The success of a Lost & Found evening depends to a high degree on the chemistry between the presenters and the audience. The work on show is treated seriously but not made sacrosanct: it has to compete with the music, the beer and the sexiness of the audience. The Lost&Found audience is involved in a critical way; it responds with cheers or witticisms to what it sees and asks awkward questions in the cramped, smoke-filled room. The atmosphere recalls olden times, when watching television was something you did with family or friends and you felt committed to your favorite channel. Watching Lost & Found are people who are versed in a wide range of visual styles and quick to pick-up sophisticated references to movies, art and popular culture. Many presentations fall flat on their face because they're simply to vulgar or easy or unintelligent. Most evenings however, there will be a rare find. Like Arnoud Hollemans' carve up of French porn master in 'Museum', in which he left out the sex scenes and hilarious languid conversations full of double entendres remained. Or the instruction video of Merijn Bolink for the owner of his 'apple-orange'. Because this artwork can't be preserved, the tape shows the process of  making the inside of an orange fit into the peeled shell of an apple. Another highlight was Gillian Wearing's 'Two into One' video (1998). It was her first work for television, a four minute tape in which a mother was given the voice of her sons, and the eleven year old sons lip-synched their mother's remarks about them. All contributions are treated with equal regard and there's no special wish to promote or preserve the material on display or attribute qualities to it that aren't there. Its verging on the amateurish is what makes a Lost & Found evening playful, open and very glamorous.

Pick and Mix
A crucial element of Lost&Found evenings are its mishaps: lights fail, voices falter, telephone lines are busy, presenters are caught with stage fright. In the midst of this showmaster Jan Rothuizen remains unfazed. When a telephone connection to a US artist doesn't come through, his reading aloud of her philosophical statement unwittingly turns him into a stand-up comedian. Lost & Found isn't an intellectual event and millions of things remain untouched: the evening doesn't reflect on the way in which visual art is more and more merging with commercials in an increasingly visual culture. It only includes the newest technologies piecemeal and has never shown 3D or games or animation or looked into new trends in electronic art. Also it's shamelessly West-European, white middle class. The editors cherish their free style of 'pick and mix', involving holiday slides, snapshots and gallery art if it happens to fit their one motto: images that are slightly 'offside', on the edge of 'the real thing', registrating it, introducing it or decorating it.

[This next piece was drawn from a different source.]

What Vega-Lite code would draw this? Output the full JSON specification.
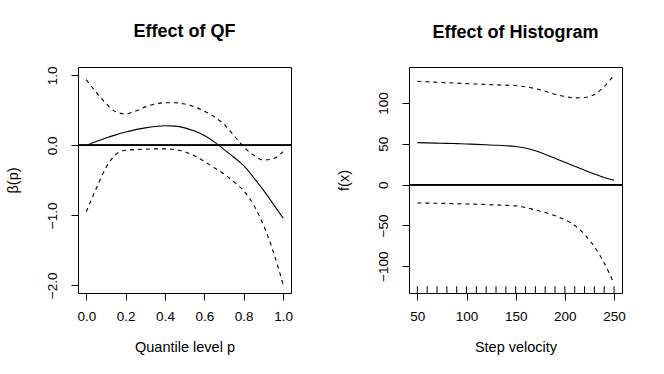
{
  "$schema": "https://vega.github.io/schema/vega-lite/v6.json",
  "background": "white",
  "padding": {"left": 4, "top": 22, "right": 5, "bottom": 5},
  "config": {
    "font": "Liberation Sans",
    "view": {"stroke": "black", "strokeWidth": 1},
    "axis": {
      "domain": false, "grid": false, "tickColor": "black", "tickSize": 7, "tickWidth": 1,
      "labelColor": "black", "labelFont": "Liberation Sans", "labelFontSize": 13.5,
      "titleFont": "Liberation Sans", "titleFontSize": 14.5, "titleFontWeight": "normal", "titleColor": "black",
      "labelPadding": 9, "titlePadding": 18, "labelFlush": false, "labelOverlap": false
    },
    "axisY": {"labelAngle": -90, "labelPadding": 12, "titlePadding": 25},
    "title": {"fontSize": 18, "fontWeight": "bold", "anchor": "middle", "color": "black", "font": "Liberation Sans", "offset": 25},
    "concat": {"spacing": 41}
  },
  "datasets": {
    "qf": [
      {"p": 0.00, "fit": 0.00, "hi": 0.94, "lo": -0.95},
      {"p": 0.05, "fit": 0.055, "hi": 0.76, "lo": -0.62},
      {"p": 0.10, "fit": 0.105, "hi": 0.60, "lo": -0.32},
      {"p": 0.15, "fit": 0.15, "hi": 0.48, "lo": -0.13},
      {"p": 0.20, "fit": 0.19, "hi": 0.45, "lo": -0.07},
      {"p": 0.25, "fit": 0.225, "hi": 0.49, "lo": -0.06},
      {"p": 0.30, "fit": 0.25, "hi": 0.55, "lo": -0.055},
      {"p": 0.35, "fit": 0.27, "hi": 0.59, "lo": -0.05},
      {"p": 0.40, "fit": 0.28, "hi": 0.61, "lo": -0.05},
      {"p": 0.45, "fit": 0.275, "hi": 0.61, "lo": -0.06},
      {"p": 0.50, "fit": 0.25, "hi": 0.59, "lo": -0.09},
      {"p": 0.55, "fit": 0.205, "hi": 0.55, "lo": -0.15},
      {"p": 0.60, "fit": 0.14, "hi": 0.49, "lo": -0.23},
      {"p": 0.65, "fit": 0.05, "hi": 0.41, "lo": -0.32},
      {"p": 0.70, "fit": -0.06, "hi": 0.30, "lo": -0.41},
      {"p": 0.75, "fit": -0.17, "hi": 0.14, "lo": -0.52},
      {"p": 0.80, "fit": -0.29, "hi": -0.02, "lo": -0.65},
      {"p": 0.85, "fit": -0.46, "hi": -0.14, "lo": -0.85},
      {"p": 0.90, "fit": -0.64, "hi": -0.21, "lo": -1.14},
      {"p": 0.95, "fit": -0.84, "hi": -0.19, "lo": -1.52},
      {"p": 1.00, "fit": -1.04, "hi": -0.09, "lo": -1.99}
    ],
    "hist": [
      {"v": 50, "fit": 51.5, "hi": 126.5, "lo": -22.4},
      {"v": 60, "fit": 51.2, "hi": 126.0, "lo": -22.6},
      {"v": 70, "fit": 50.9, "hi": 125.4, "lo": -22.8},
      {"v": 80, "fit": 50.6, "hi": 124.9, "lo": -23.0},
      {"v": 90, "fit": 50.2, "hi": 124.3, "lo": -23.3},
      {"v": 100, "fit": 49.8, "hi": 123.7, "lo": -23.7},
      {"v": 110, "fit": 49.3, "hi": 123.2, "lo": -24.0},
      {"v": 120, "fit": 48.8, "hi": 122.8, "lo": -24.4},
      {"v": 130, "fit": 48.3, "hi": 122.3, "lo": -24.9},
      {"v": 140, "fit": 47.7, "hi": 121.9, "lo": -25.4},
      {"v": 150, "fit": 46.8, "hi": 121.4, "lo": -26.0},
      {"v": 160, "fit": 44.8, "hi": 119.8, "lo": -28.0},
      {"v": 170, "fit": 41.5, "hi": 117.6, "lo": -31.0},
      {"v": 180, "fit": 37.0, "hi": 114.5, "lo": -34.0},
      {"v": 190, "fit": 32.2, "hi": 110.8, "lo": -38.0},
      {"v": 200, "fit": 27.4, "hi": 108.0, "lo": -43.0},
      {"v": 210, "fit": 22.5, "hi": 106.3, "lo": -50.0},
      {"v": 220, "fit": 17.6, "hi": 106.8, "lo": -61.0},
      {"v": 230, "fit": 13.0, "hi": 110.5, "lo": -76.0},
      {"v": 240, "fit": 8.8, "hi": 120.0, "lo": -96.0},
      {"v": 250, "fit": 5.3, "hi": 134.5, "lo": -121.0}
    ]
  },
  "hconcat": [
    {
      "title": "Effect of QF",
      "width": 213,
      "height": 226,
      "data": {"name": "qf"},
      "encoding": {
        "x": {"field": "p", "type": "quantitative",
          "scale": {"domain": [-0.042, 1.04], "nice": false, "zero": false},
          "axis": {"values": [0, 0.2, 0.4, 0.6, 0.8, 1.0], "format": ".1f", "title": "Quantile level p"}}
      },
      "layer": [
        {"mark": {"type": "rule", "color": "black", "strokeWidth": 0.7}, "encoding": {"y": {"datum": 0, "type": "quantitative"}, "x": null}},
        {"mark": {"type": "line", "color": "black", "strokeWidth": 1.1, "interpolate": "monotone"},
         "encoding": {"y": {"field": "fit", "type": "quantitative",
           "scale": {"domain": [-2.11, 1.12], "nice": false, "zero": false},
           "axis": {"values": [-2, -1.5, -1, -0.5, 0, 0.5, 1], "labelExpr": "datum.value == -0.5 || datum.value == -1.5 ? '' : format(datum.value, '.1f')", "title": "β(p)"}}}},
        {"mark": {"type": "line", "color": "black", "strokeWidth": 1.1, "strokeDash": [4, 4], "interpolate": "monotone"},
         "encoding": {"y": {"field": "hi", "type": "quantitative"}}},
        {"mark": {"type": "line", "color": "black", "strokeWidth": 1.1, "strokeDash": [4, 4], "interpolate": "monotone"},
         "encoding": {"y": {"field": "lo", "type": "quantitative"}}}
      ]
    },
    {
      "title": "Effect of Histogram",
      "width": 213,
      "height": 226,
      "data": {"name": "hist"},
      "encoding": {
        "x": {"field": "v", "type": "quantitative",
          "scale": {"domain": [41.5, 258.1], "nice": false, "zero": false},
          "axis": {"values": [50, 100, 150, 200, 250], "title": "Step velocity"}}
      },
      "layer": [
        {"mark": {"type": "rule", "color": "black", "strokeWidth": 0.7}, "encoding": {"y": {"datum": 0, "type": "quantitative"}, "x": null}},
        {"mark": {"type": "rule", "color": "black", "strokeWidth": 1},
         "encoding": {"y": {"datum": -132.7, "type": "quantitative"}, "y2": {"datum": -124.4}}},
        {"mark": {"type": "line", "color": "black", "strokeWidth": 1.1, "interpolate": "monotone"},
         "encoding": {"y": {"field": "fit", "type": "quantitative",
           "scale": {"domain": [-132.7, 144.1], "nice": false, "zero": false},
           "axis": {"values": [-100, -50, 0, 50, 100], "title": "f(x)"}}}},
        {"mark": {"type": "line", "color": "black", "strokeWidth": 1.1, "strokeDash": [4, 4], "interpolate": "monotone"},
         "encoding": {"y": {"field": "hi", "type": "quantitative"}}},
        {"mark": {"type": "line", "color": "black", "strokeWidth": 1.1, "strokeDash": [4, 4], "interpolate": "monotone"},
         "encoding": {"y": {"field": "lo", "type": "quantitative"}}}
      ]
    }
  ]
}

A Lost & Found evening works its way through a mess of tapes, cd-roms, websites, and 8mm film to come up with something that hits the audience like an epiphany: some presentation during the evening will open their eyes, refresh their senses and make their jaws drop. It still is lost material but it's lightened up in this particular context, at this particular moment. In this sense, Lost & Found is like an evening at the theatre: the experience of it can't be repeated. This is also why L&F material isn't picked up by gallery owners. No wonder Lost & Found is the pet event of so many budding artists and the organisers stretch their minds to find out how to keep the character of the event intact. They have done specials at Next 5 Minutes, Filmfestival Rotterdam, Triple X  and Holland Festival and are in danger of collapsing under their success. The Lost&Found team will have a hard time reducing its appeal to keep the formula fresh. Visitors are hooked to the feeling that they own what happens here. These are their DIY parties at which they interact with images and leave with the feeling they've become able to see again.